Nothing after the line with "const fluCellsErr = [1.1, 0.5, 0.45];" belongs in the copy; extract the lines below from the top through that line, pictures left out.

Data:
--- --- ---
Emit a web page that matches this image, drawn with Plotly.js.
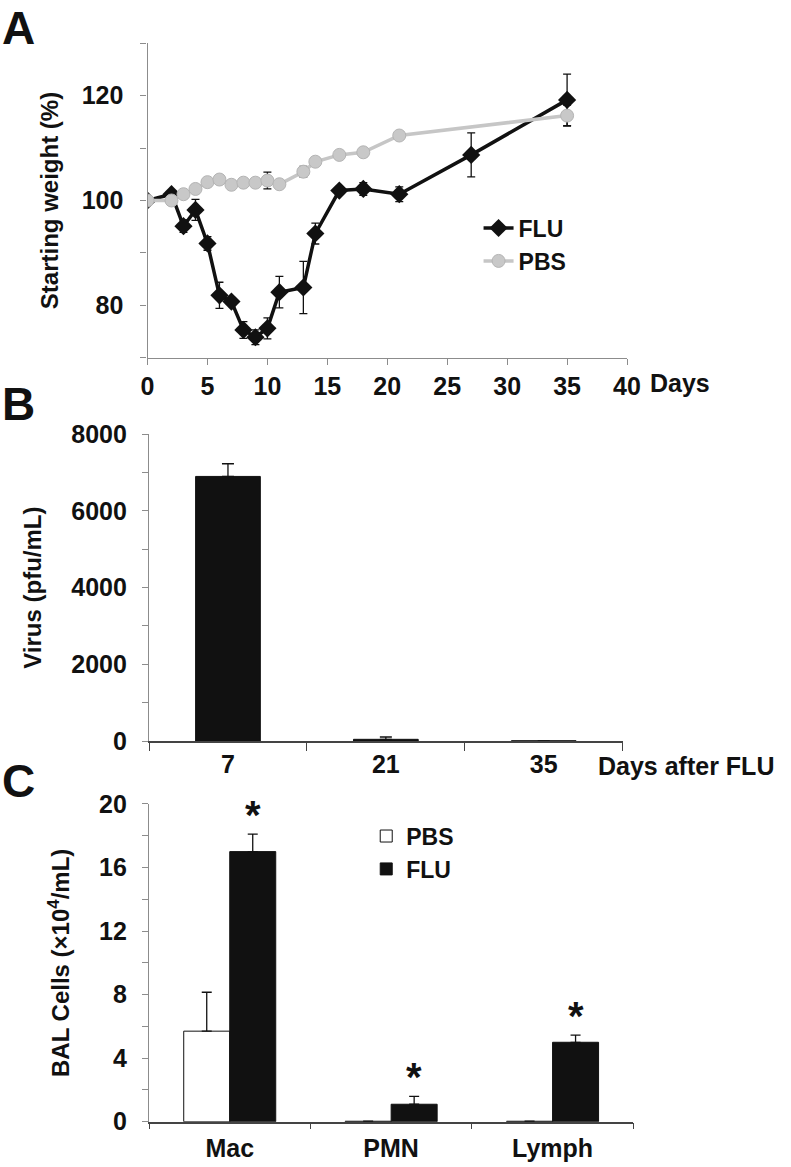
<!DOCTYPE html>
<html>
<head>
<meta charset="utf-8">
<script src="https://cdn.plot.ly/plotly-3.0.1.min.js"></script>
<style>
  body { margin: 0; background: #fff; }
  #chart { width: 791px; height: 1167px; }
</style>
</head>
<body>
<div id="chart"></div>
<script>
// Panel A: body weight over time
const fluDays = [0, 2, 3, 4, 5, 6, 7, 8, 9, 10, 11, 13, 14, 16, 18, 21, 27, 35];
const fluWeight = [100, 101.2, 95.1, 98.2, 91.8, 81.9, 80.7, 75.3, 73.9, 75.6, 82.5, 83.4, 93.7, 101.9, 102.2, 101.2, 108.7, 119.2];
const fluWeightErr = [0.3, 0.5, 1.2, 2.0, 1.3, 2.5, 0.6, 1.6, 1.4, 2.0, 3.0, 5.0, 2.0, 0.7, 1.2, 1.4, 4.2, 4.9];
const pbsDays = [0, 2, 3, 4, 5, 6, 7, 8, 9, 10, 11, 13, 14, 16, 18, 21, 35];
const pbsWeight = [100, 100, 101.2, 102.2, 103.5, 104.0, 103.0, 103.4, 103.4, 103.8, 103.1, 105.5, 107.4, 108.7, 109.2, 112.4, 116.2];
const pbsWeightErr = [0.3, 0.3, 0.4, 0.4, 0.5, 0.5, 0.4, 0.5, 0.5, 1.6, 0.5, 1.0, 0.6, 0.6, 0.8, 0.6, 2.0];

// Panel B: lung virus titer
const virusDays = ["7", "21", "35"];
const virusTiter = [6900, 45, 5];
const virusErr = [330, 60, 0];

// Panel C: BAL cells
const cellTypes = ["Mac", "PMN", "Lymph"];
const pbsCells = [5.7, 0.03, 0.03];
const pbsCellsErr = [2.45, 0, 0];
const fluCells = [17.0, 1.1, 5.0];
const fluCellsErr = [1.1, 0.5, 0.45];

const FONT = "Liberation Sans, Arial, sans-serif";
const tickFont = {family: FONT, size: 25, color: "#111", weight: "bold"};
const titleFont = {family: FONT, size: 24, color: "#111", weight: "bold"};
const legendFont = {family: FONT, size: 23, color: "#111", weight: "bold"};
const letterFont = {family: FONT, size: 46, color: "#111", weight: "bold"};
const axisGray = "#8c8c8c";

const data = [
    {
        x: fluDays, y: fluWeight, name: "FLU", type: "scatter", mode: "lines+markers",
        line: {color: "#111", width: 3.5},
        marker: {symbol: "diamond", size: 14, color: "#111"},
        error_y: {type: "data", array: fluWeightErr, color: "#111", thickness: 1.3, width: 4},
        xaxis: "x", yaxis: "y", legend: "legend"
    },
    {
        x: pbsDays, y: pbsWeight, name: "PBS", type: "scatter", mode: "lines+markers",
        line: {color: "#c6c6c6", width: 3.5},
        marker: {symbol: "circle", size: 13, color: "#c8c8c8", line: {color: "#b4b4b4", width: 1}},
        error_y: {type: "data", array: pbsWeightErr, color: "#111", thickness: 1.3, width: 4},
        xaxis: "x", yaxis: "y", legend: "legend"
    },
    {
        x: virusDays, y: virusTiter, type: "bar", showlegend: false, width: 0.41,
        marker: {color: "#111", line: {color: "#111", width: 1}},
        error_y: {type: "data", symmetric: false, array: virusErr, arrayminus: [0, 0, 0], color: "#111", thickness: 1.3, width: 6},
        xaxis: "x2", yaxis: "y2"
    },
    {
        x: cellTypes, y: pbsCells, name: "PBS", type: "bar",
        marker: {color: "#fff", line: {color: "#111", width: 1}},
        error_y: {type: "data", symmetric: false, array: pbsCellsErr, arrayminus: [0, 0, 0], color: "#111", thickness: 1.3, width: 5},
        xaxis: "x3", yaxis: "y3", legend: "legend2"
    },
    {
        x: cellTypes, y: fluCells, name: "FLU", type: "bar",
        marker: {color: "#111", line: {color: "#111", width: 1}},
        error_y: {type: "data", symmetric: false, array: fluCellsErr, arrayminus: [0, 0, 0], color: "#111", thickness: 1.3, width: 5},
        xaxis: "x3", yaxis: "y3", legend: "legend2"
    }
];

// significance stars above the FLU bars
const stars = cellTypes.map((c, i) => ({
    x: c, y: fluCells[i] + fluCellsErr[i], xref: "x3", yref: "y3",
    text: "*", showarrow: false, xshift: 23, yshift: -5, yanchor: "bottom",
    font: {family: FONT, size: 40, color: "#111", weight: "bold"}
}));

const layout = {
    width: 791, height: 1167,
    margin: {l: 0, r: 0, t: 0, b: 0},
    paper_bgcolor: "#fff", plot_bgcolor: "#fff",
    showlegend: true,
    barmode: "group", bargap: 0.43, bargroupgap: 0,
    xaxis: {
        domain: [0.1865, 0.7927], range: [0, 40], dtick: 5, tick0: 0,
        showline: true, linecolor: axisGray, linewidth: 1.3, showgrid: false, zeroline: false,
        ticks: "outside", ticklen: 6, tickcolor: axisGray, tickfont: tickFont, ticklabelstandoff: 0,
        anchor: "y"
    },
    yaxis: {
        domain: [0.6935, 0.9629], range: [70, 130], dtick: 20, tick0: 0,
        showline: true, linecolor: axisGray, linewidth: 1.3, showgrid: false, zeroline: false,
        ticks: "outside", ticklen: 6, tickcolor: axisGray, tickfont: tickFont, ticklabelstandoff: 12,
        minor: {dtick: 10, tick0: 0, ticks: "outside", ticklen: 6, tickcolor: axisGray, showgrid: false},
        title: {text: "Starting weight (%)", font: titleFont, standoff: 16},
        anchor: "x"
    },
    xaxis2: {
        domain: [0.1884, 0.7872], range: [-0.5, 2.5], type: "category", tickson: "boundaries",
        showline: true, linecolor: "#444", linewidth: 1.5, showgrid: false, zeroline: false,
        ticks: "outside", ticklen: 8, tickcolor: "#444", tickfont: tickFont, ticklabelstandoff: 0,
        anchor: "y2"
    },
    yaxis2: {
        domain: [0.3650, 0.6279], range: [0, 8000], dtick: 2000, tick0: 0,
        showline: true, linecolor: axisGray, linewidth: 1.3, showgrid: false, zeroline: false,
        ticks: "outside", ticklen: 6, tickcolor: axisGray, tickfont: tickFont, ticklabelstandoff: 10,
        minor: {dtick: 1000, tick0: 0, ticks: "outside", ticklen: 6, tickcolor: axisGray, showgrid: false},
        title: {text: "Virus (pfu/mL)", font: titleFont, standoff: 22},
        anchor: "x2"
    },
    xaxis3: {
        domain: [0.1884, 0.8006], range: [-0.5, 2.5], type: "category", tickson: "boundaries",
        showline: true, linecolor: "#444", linewidth: 1.5, showgrid: false, zeroline: false,
        ticks: "outside", ticklen: 6, tickcolor: "#444", tickfont: tickFont, ticklabelstandoff: 4,
        anchor: "y3"
    },
    yaxis3: {
        domain: [0.0388, 0.3111], range: [0, 20], dtick: 4, tick0: 0,
        showline: true, linecolor: axisGray, linewidth: 1.3, showgrid: false, zeroline: false,
        ticks: "outside", ticklen: 6, tickcolor: axisGray, tickfont: tickFont, ticklabelstandoff: 10,
        minor: {dtick: 2, tick0: 0, ticks: "outside", ticklen: 6, tickcolor: axisGray, showgrid: false},
        title: {text: "BAL Cells (×10<sup>4</sup>/mL)", font: titleFont, standoff: 22},
        anchor: "x3"
    },
    legend: {
        x: 0.605, y: 0.823, xanchor: "left", yanchor: "top",
        bgcolor: "rgba(0,0,0,0)", font: legendFont,
        itemwidth: 30, tracegroupgap: 0
    },
    legend2: {
        x: 0.463, y: 0.302, xanchor: "left", yanchor: "top",
        bgcolor: "rgba(0,0,0,0)", font: legendFont,
        itemwidth: 30, tracegroupgap: 0
    },
    annotations: [
        {text: "A", x: 0, y: 1, xref: "paper", yref: "paper", xanchor: "left", yanchor: "top", showarrow: false,
         font: letterFont},
        {text: "B", x: 0, y: 1 - 376 / 1167, xref: "paper", yref: "paper", xanchor: "left", yanchor: "top", showarrow: false,
         font: letterFont},
        {text: "C", x: 0, y: 1 - 753 / 1167, xref: "paper", yref: "paper", xanchor: "left", yanchor: "top", showarrow: false,
         font: letterFont},
        {text: "Days", x: 648 / 791, y: 1 - 383 / 1167, xref: "paper", yref: "paper", xanchor: "left", yanchor: "middle", showarrow: false,
         font: tickFont},
        {text: "Days after FLU", x: 596 / 791, y: 1 - 766 / 1167, xref: "paper", yref: "paper", xanchor: "left", yanchor: "middle", showarrow: false,
         font: tickFont},
        ...stars
    ]
};

Plotly.newPlot("chart", data, layout, {displayModeBar: false});
</script>
</body>
</html>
--- --- ---
Result:
Emit a web page that matches this image, drawn with Plotly.js.
<!DOCTYPE html>
<html>
<head>
<meta charset="utf-8">
<script src="https://cdn.plot.ly/plotly-3.0.1.min.js"></script>
<style>
  body { margin: 0; background: #fff; }
  #chart { width: 791px; height: 1167px; }
</style>
</head>
<body>
<div id="chart"></div>
<script>
// Panel A: body weight over time
const fluDays = [0, 2, 3, 4, 5, 6, 7, 8, 9, 10, 11, 13, 14, 16, 18, 21, 27, 35];
const fluWeight = [100, 101.2, 95.1, 98.2, 91.8, 81.9, 80.7, 75.3, 73.9, 75.6, 82.5, 83.4, 93.7, 101.9, 102.2, 101.2, 108.7, 119.2];
const fluWeightErr = [0.3, 0.5, 1.2, 2.0, 1.3, 2.5, 0.6, 1.6, 1.4, 2.0, 3.0, 5.0, 2.0, 0.7, 1.2, 1.4, 4.2, 4.9];
const pbsDays = [0, 2, 3, 4, 5, 6, 7, 8, 9, 10, 11, 13, 14, 16, 18, 21, 35];
const pbsWeight = [100, 100, 101.2, 102.2, 103.5, 104.0, 103.0, 103.4, 103.4, 103.8, 103.1, 105.5, 107.4, 108.7, 109.2, 112.4, 116.2];
const pbsWeightErr = [0.3, 0.3, 0.4, 0.4, 0.5, 0.5, 0.4, 0.5, 0.5, 1.6, 0.5, 1.0, 0.6, 0.6, 0.8, 0.6, 2.0];

// Panel B: lung virus titer
const virusDays = ["7", "21", "35"];
const virusTiter = [6900, 45, 5];
const virusErr = [330, 60, 0];

// Panel C: BAL cells
const cellTypes = ["Mac", "PMN", "Lymph"];
const pbsCells = [5.7, 0.03, 0.03];
const pbsCellsErr = [2.45, 0, 0];
const fluCells = [17.0, 1.1, 5.0];
const fluCellsErr = [1.1, 0.5, 0.45];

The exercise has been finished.